# Written exercise
Note each line where "this" appears, and copy it.

# Source data
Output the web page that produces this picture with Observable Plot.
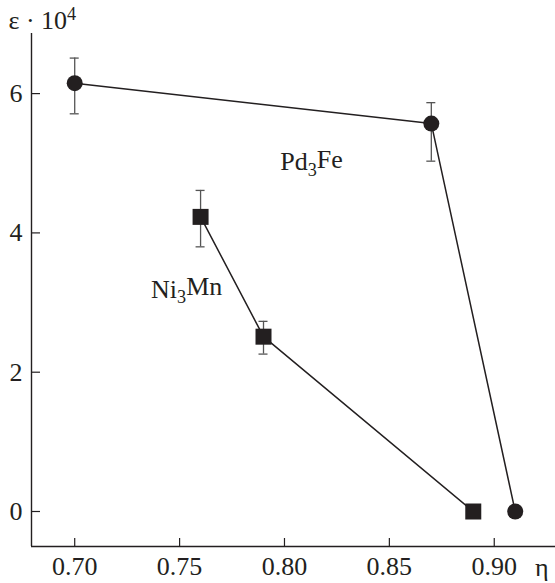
<!DOCTYPE html>
<html>
<head>
<meta charset="utf-8">
<script src="https://cdn.jsdelivr.net/npm/d3@7"></script>
<script src="https://cdn.jsdelivr.net/npm/@observablehq/plot@0.6"></script>
<style>
  html, body { margin: 0; padding: 0; background: #fff; }
  #chart svg { display: block; }
  #chart svg, #chart svg text { font-family: "Liberation Serif", "Times New Roman", serif !important; }
</style>
</head>
<body>
<div id="chart"></div>
<script>
// ---- data ----
const etaTicks = [0.70, 0.75, 0.80, 0.85, 0.90];
const epsTicks = [0, 2, 4, 6];

const pdEta = [0.70, 0.87, 0.91];
const pdEps = [6.15, 5.57, 0];
const pdLo  = [5.71, 5.03, null];
const pdHi  = [6.51, 5.87, null];

const niEta = [0.76, 0.79, 0.89];
const niEps = [4.23, 2.51, 0];
const niLo  = [3.80, 2.26, null];
const niHi  = [4.61, 2.73, null];

const seriesNames = ["Pd3Fe", "Ni3Mn"];
const labelEta = [0.798, 0.7364];
const labelEps = [4.896, 3.068];

const xDomain = [0.6794, 0.9292];
const yDomain = [-0.5025, 6.863];

// ---- build tables ----
const pd = pdEta.map((x, i) => ({x, y: pdEps[i], lo: pdLo[i], hi: pdHi[i]}));
const ni = niEta.map((x, i) => ({x, y: niEps[i], lo: niLo[i], hi: niHi[i]}));
const errs = [...pd, ...ni].filter(d => d.lo != null);
const labels = seriesNames.map((name, i) => ({name, x: labelEta[i], y: labelEps[i]}));

const font = "'Liberation Serif', 'Times New Roman', serif";

const chart = Plot.plot({
  width: 555,
  height: 583,
  marginLeft: 31,
  marginRight: 0,
  marginTop: 33,
  marginBottom: 37,
  style: {fontFamily: font, fontSize: "26px", color: "#231f20", background: "#fff"},
  x: {domain: xDomain},
  y: {domain: yDomain},
  marks: [
    Plot.ruleX([xDomain[0]], {stroke: "#231f20", strokeWidth: 1.4}),
    Plot.ruleY([yDomain[0]], {stroke: "#231f20", strokeWidth: 1.4}),
    Plot.axisX(etaTicks, {tickFormat: d => d.toFixed(2), tickSize: -8, tickPadding: 18.5, fontSize: 26, fontFamily: font, label: null, strokeWidth: 1.2}),
    Plot.axisY(epsTicks, {tickFormat: d => String(d), tickSize: -9, tickPadding: 18, fontSize: 26, fontFamily: font, label: null, strokeWidth: 1.2}),
    Plot.line(pd, {x: "x", y: "y", stroke: "#231f20", strokeWidth: 1.5}),
    Plot.line(ni, {x: "x", y: "y", stroke: "#231f20", strokeWidth: 1.5}),
    Plot.ruleX(errs, {x: "x", y1: "lo", y2: "hi", stroke: "#555", strokeWidth: 1.3}),
    Plot.ruleY(errs, {y: "hi", x1: "x", x2: "x", insetLeft: -4.5, insetRight: -4.5, stroke: "#555", strokeWidth: 1.3}),
    Plot.ruleY(errs, {y: "lo", x1: "x", x2: "x", insetLeft: -4.5, insetRight: -4.5, stroke: "#555", strokeWidth: 1.3}),
    Plot.dot(pd, {x: "x", y: "y", r: 8, fill: "#231f20", stroke: "none"}),
    Plot.dot(ni, {x: "x", y: "y", r: 9.03, symbol: "square", fill: "#231f20", stroke: "none"}),
    Plot.text(labels, {x: "x", y: "y", text: "name", textAnchor: "start", lineAnchor: "bottom", fontSize: 26, fontFamily: font, fill: "#231f20", className: "series-label"}),
    Plot.text(["ε · 104"], {frameAnchor: "top-left", textAnchor: "start", lineAnchor: "bottom", dx: -23, dy: -4.7, fontSize: 26, fontFamily: font, fill: "#231f20", className: "ylabel"}),
    Plot.text(["η"], {frameAnchor: "bottom-right", textAnchor: "end", lineAnchor: "bottom", dx: -7, dy: 29, fontSize: 26, fontFamily: font, fill: "#231f20"})
  ]
});

document.getElementById("chart").appendChild(chart);

// subscripts / superscripts as real tspans
function rich(textEl, parts) {
  textEl.textContent = "";
  const ns = "http://www.w3.org/2000/svg";
  let shift = 0;
  parts.forEach(p => {
    const t = document.createElementNS(ns, "tspan");
    t.textContent = p.t;
    const target = p.s || 0;
    const dy = target - shift;
    if (dy !== 0) t.setAttribute("dy", dy + "em");
    if (p.small) t.setAttribute("font-size", "70%");
    shift = target;
    textEl.appendChild(t);
  });
}
d3.select(chart).selectAll(".series-label text").each(function() {
  const s = this.textContent;
  const m = s.match(/^([A-Za-z]+)(\d)([A-Za-z]+)$/);
  if (m) rich(this, [{t: m[1]}, {t: m[2], s: 0.3, small: true}, {t: m[3], s: 0}]);
});
d3.select(chart).selectAll(".ylabel text").each(function() {
  rich(this, [{t: "ε · 10"}, {t: "4", s: -0.5, small: true}]);
});
</script>
</body>
</html>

# Final answer
Output the web page that produces this picture with Observable Plot.
  const s = this.textContent;
  if (m) rich(this, [{t: m[1]}, {t: m[2], s: 0.3, small: true}, {t: m[3], s: 0}]);
  rich(this, [{t: "ε · 10"}, {t: "4", s: -0.5, small: true}]);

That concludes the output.